Vai ainda de encontro ao estudo mais recente ao mostrar que o risco de doença mental aumenta em 44% quando comparado com o registado entre doentes com gripe. O mesmo relatório compara ainda recuperados com outros doentes respiratórios, registando-se uma probabilidade superior em 16%. Esses números dizem respeito a mais de 230 mil doentes de uma rede global de pesquisa na saúde, TriNetX, sediada nos Estados Unidos.

No estudo é assinalado que “o efeito entre toda a população pode ser substancial para os sistemas de saúde e de cuidados sociais devido à escala da pandemia e que muitas destas condições são crónicas”. Anteriormente, a Universidade de Oxford tinha desenvolvido um outro estudo que revelou que quase uma em cada cinco pessoas foi diagnosticada com um problema psiquiátrico até três meses após a infeção.

Em Portugal, a Fundação La Caixa fez um inquérito online em fevereiro de 2021, que descobriu que cerca de 42% de quem recuperou da infeção acabou por sofrer com algum sintoma de stress pós-traumático.
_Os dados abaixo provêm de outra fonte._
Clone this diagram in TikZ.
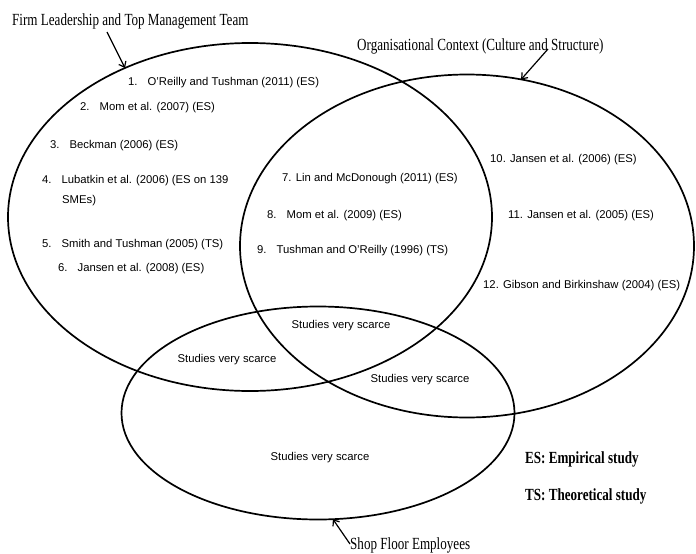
\documentclass[tikz,border=0pt]{standalone}
\usepackage{fontspec}
\setmainfont{Liberation Sans}
\newfontfamily\timescond[FakeStretch=0.77]{Liberation Serif}
\usepackage{tikz}
\usetikzlibrary{shapes.geometric,arrows.meta}

\begin{document}
\begin{tikzpicture}[x=1pt,y=-1pt,
set/.style={ellipse,draw,line width=1.7pt,inner sep=0pt,outer sep=0pt},
item/.style={anchor=base west,inner sep=0pt,font=\fontsize{11.3}{13}\selectfont},
scarce/.style={anchor=base,inner sep=0pt,font=\fontsize{11.3}{13}\selectfont},
head/.style={anchor=base west,inner sep=0pt,font=\timescond\fontsize{17}{20}\selectfont},
key/.style={head,font=\timescond\bfseries\fontsize{17}{20}\selectfont},
arr/.style={-{Straight Barb[length=5pt,width=8pt]},line width=1.2pt}]
\useasboundingbox (0,0) rectangle (696,554);

% the three sets
\node (e1) at (250,217) [set,minimum width=484pt,minimum height=348pt] {};
\node (e2) at (467,246) [set,minimum width=454pt,minimum height=343pt] {};
\node (e3) at (318,413) [set,minimum width=393pt,minimum height=213pt] {};

% set names
\node (t1) at (12,25) [head] {Firm Leadership and Top Management Team};
\node (t2) at (357,50) [head] {Organisational Context (Culture and Structure)};
\node (t3) at (350,549) [head] {Shop Floor Employees};
\coordinate (a1) at (107,32);
\coordinate (a2) at (548,49);
\coordinate (a3) at (350,544);

\draw[arr] (a1) -- (e1.130);
\draw[arr] (a2) -- (e2.72);
\draw[arr] (a3) -- (e3.278);

% studies
\node (l1) at (128,85) [item] {1.\hspace{10pt}O'Reilly and Tushman (2011) (ES)};
\node (l2) at (80,110) [item] {2.\hspace{10pt}Mom et al. (2007) (ES)};
\node (l3) at (50,148) [item] {3.\hspace{10pt}Beckman (2006) (ES)};
\node (l4) at (42,183) [item] {4.\hspace{10pt}Lubatkin et al. (2006) (ES on 139};
\node (l4b) at (62,203) [item] {SMEs)};
\node (l5) at (42,247) [item] {5.\hspace{10pt}Smith and Tushman (2005) (TS)};
\node (l6) at (58,271) [item] {6.\hspace{10pt}Jansen et al. (2008) (ES)};
\node (l7) at (282,181) [item] {7. Lin and McDonough (2011) (ES)};
\node (l8) at (267,218) [item] {8.\hspace{10pt}Mom et al. (2009) (ES)};
\node (l9) at (257,253) [item] {9.\hspace{10pt}Tushman and O'Reilly (1996) (TS)};
\node (l10) at (490,162) [item] {10. Jansen et al. (2006) (ES)};
\node (l11) at (508,218) [item] {11. Jansen et al. (2005) (ES)};
\node (l12) at (483,288) [item] {12. Gibson and Birkinshaw (2004) (ES)};

\node (s1) at (341,328) [scarce] {Studies very scarce};
\node (s2) at (227,362) [scarce] {Studies very scarce};
\node (s3) at (420,382) [scarce] {Studies very scarce};
\node (s4) at (320,460) [scarce] {Studies very scarce};

% key
\node (k1) at (525,463) [key] {ES: Empirical study};
\node (k2) at (525,500) [key] {TS: Theoretical study};
\end{tikzpicture}
\end{document}
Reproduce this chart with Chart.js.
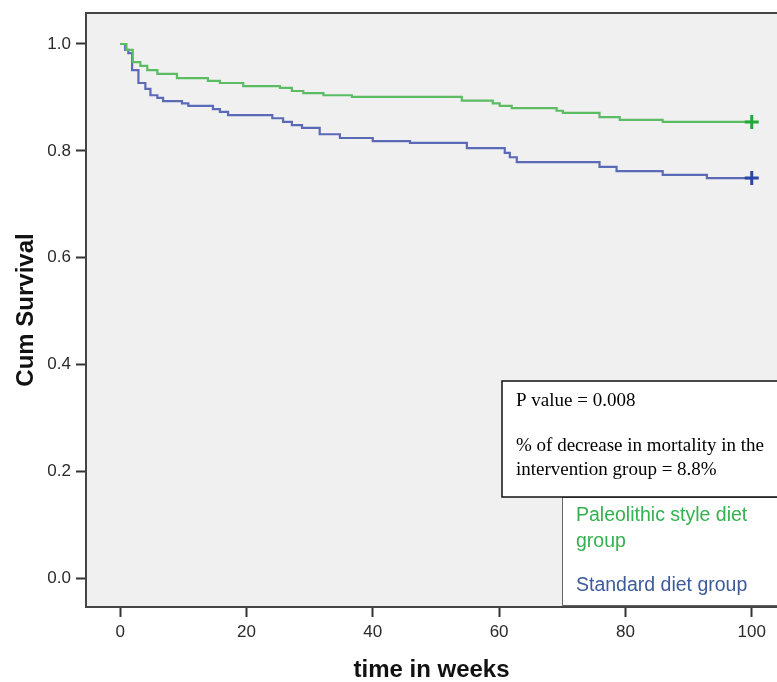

Quase 60% (59,2%) registou níveis de ansiedade perto do clinicamente significativo. Ao contrário dos outros estudos, segundo este, a pandemia afetou de modo semelhante infetados e não-infetados.

O estudo do “British Medical Journal” conclui que é fundamental “promover a consciencialização do risco acrescido de transtornos de saúde mental entre sobreviventes de Covid-19 aguda”. Apela ainda a uma aposta mais forte em saúde mental e à criação de estratégias nacionais e internacionais. Mesmo assim, para o médico Paul Harrison, da Universidade de Oxford, em declarações ao “The New York Times”, não se está ainda perante nenhuma “epidemia de ansiedade e depressão”.